I mused then about the children just arriving or set to arrive to Los Angeles from their mother’s wombs during this time. It’s an extraordinary historical moment to be born in, and in particular I wonder how so many madres solteras in the community are taking care of their needs given the closure and reduced hours of so many local clinics.
The Wesley Health Center, for one, is a clinic that is already difficult enough to get service at even excluding the crisis. While the clinic’s website states that “We accept most health coverage including Medi-Cal, MediCare, and Covered CA…,” as well as that “No one is turned away for lack of ability to pay,” the fact is that another sign posted on the clinic’s screen specifies that it serves “L.A. CARE MEMBERS.“
I know from experience that this means not just anyone under any type of the public coverage listed on the clinic’s site is able to receive care at the actual location on Vermont avenue. I remember walking into the location not too long ago, and being asked to provide my ID. After looking up my information, the staff told me that I’d have to visit the Department of Social Services office in MacArthur Park to figure out where I could be screened, despite my local residence in the area.
It was a significant but ultimately minor inconvenience for me. But I can only imagine how challenging the run-around process with public assistance and more can be for madres solteras just recently arrived to the country, if not for pregnant teenage women in Los Angeles, of which there are more than we can count.

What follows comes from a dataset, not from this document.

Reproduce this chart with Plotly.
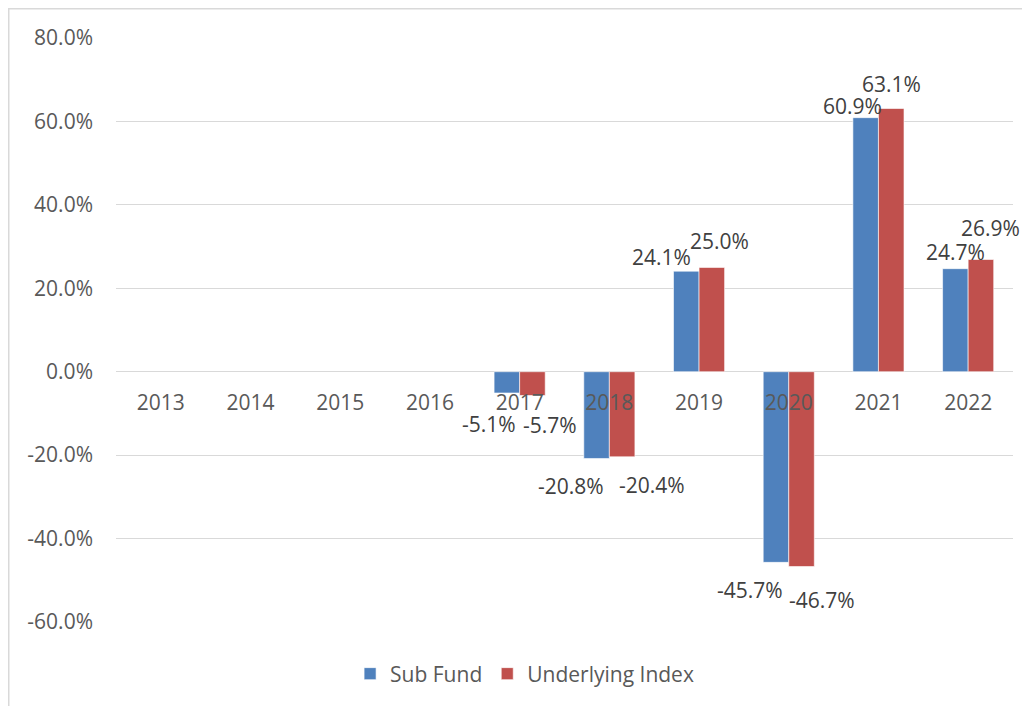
import plotly.graph_objects as go

years = ["2013", "2014", "2015", "2016", "2017", "2018", "2019", "2020", "2021", "2022"]
sub_fund = [None, None, None, None, -5.1, -20.8, 24.1, -45.7, 60.9, 24.7]
underlying_index = [None, None, None, None, -5.7, -20.4, 25.0, -46.7, 63.1, 26.9]
y_ticks = [-60, -40, -20, 0, 20, 40, 60, 80]

# label nudges in pixels (from bar centre / bar end), imitating the original label placement
sub_dx = [0, 0, 0, 0, -18, -26, -25, -26, -13, 0]
sub_dy = [0, 0, 0, 0, 31, 28, -14, 28, -12, -17]
idx_dx = [0, 0, 0, 0, 18, 30, 8, 20, 0, 10]
idx_dy = [0, 0, 0, 0, 30, 28, -26, 33, -25, -32]

BLUE = "#4F81BD"
RED = "#C0504D"
FONT = "Open Sans"

fig = go.Figure()
fig.add_trace(go.Bar(x=years, y=sub_fund, name="Sub Fund",
                     marker=dict(color=BLUE, line=dict(color="#ffffff", width=0.6))))
fig.add_trace(go.Bar(x=years, y=underlying_index, name="Underlying Index",
                     marker=dict(color=RED, line=dict(color="#ffffff", width=0.6))))

ymin, ymax = -60, 80
W, H = 1030, 706
plot_l, plot_r, plot_t, plot_b = 108, 25, 30, 92
pw = W - plot_l - plot_r
ph = H - plot_t - plot_b
cat_px = pw / len(years)
bargap = 0.43
bar_px = cat_px * (1 - bargap) / 2

annotations = []
for series, dxs, dys, side in ((sub_fund, sub_dx, sub_dy, -1), (underlying_index, idx_dx, idx_dy, 1)):
    for i, v in enumerate(series):
        if v is None:
            continue
        annotations.append(dict(
            x=i, y=v, xref="x", yref="y",
            text=f"{v:.1f}%", showarrow=False,
            xanchor="center", yanchor="middle",
            xshift=side * bar_px / 2 + dxs[i],
            yshift=-dys[i],
            font=dict(family=FONT, size=21, color="#404040"),
        ))

fig.update_layout(
    width=W, height=H,
    margin=dict(l=plot_l, r=plot_r, t=plot_t, b=plot_b),
    paper_bgcolor="white", plot_bgcolor="white",
    barmode="group", bargap=bargap, bargroupgap=0,
    font=dict(family=FONT, size=21, color="#595959"),
    showlegend=True,
    legend=dict(orientation="h", x=0.4555, xanchor="center", y=-0.089, yanchor="middle",
                font=dict(family=FONT, size=21, color="#595959"), itemwidth=30, tracegroupgap=0),
    xaxis=dict(type="category", anchor="free", position=(0 - ymin) / (ymax - ymin),
               showgrid=False, showline=False, ticks="", ticklabelstandoff=16,
               tickfont=dict(family=FONT, size=21, color="#595959"), range=[-0.5, 9.5]),
    yaxis=dict(range=[ymin, ymax], tickvals=y_ticks, ticktext=[f"{t:.1f}%" for t in y_ticks],
               showgrid=True, gridcolor="#d9d9d9", gridwidth=1.3, zeroline=True, zerolinecolor="#d9d9d9",
               zerolinewidth=1.3, showline=False, ticks="", ticklabelstandoff=22,
               tickfont=dict(family=FONT, size=21, color="#595959")),
    annotations=annotations,
    shapes=[dict(type="rect", xref="paper", yref="paper",
                 x0=(0.75 - plot_l) / pw, x1=(W + 10 - plot_l) / pw,
                 y0=(plot_t + ph - (H + 10)) / ph, y1=(plot_t + ph - 0.75) / ph,
                 line=dict(color="#d9d9d9", width=1.5), fillcolor="rgba(0,0,0,0)", layer="below")],
)

fig.write_html("out.html")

There are likely also more mothers like them on the way. As one writer noted about policies shutting down school and economic activity during the Ebola crisis in Sierra Leone, “school closures are costly and have economic and social impacts that affect women disproportionately and hurt the poorest families the most…During the Ebola outbreak in Sierra Leone, for example, cases of teenage pregnancy more than doubled to 14,000.”
Los Angeles may not be a Sierra Leone, but some twenty years from now, when today’s newborns come of age, I hope that on the matter of access to healthcare for vulnerable communities everywhere, we need to make only less distinctions. They all deserve our humanity.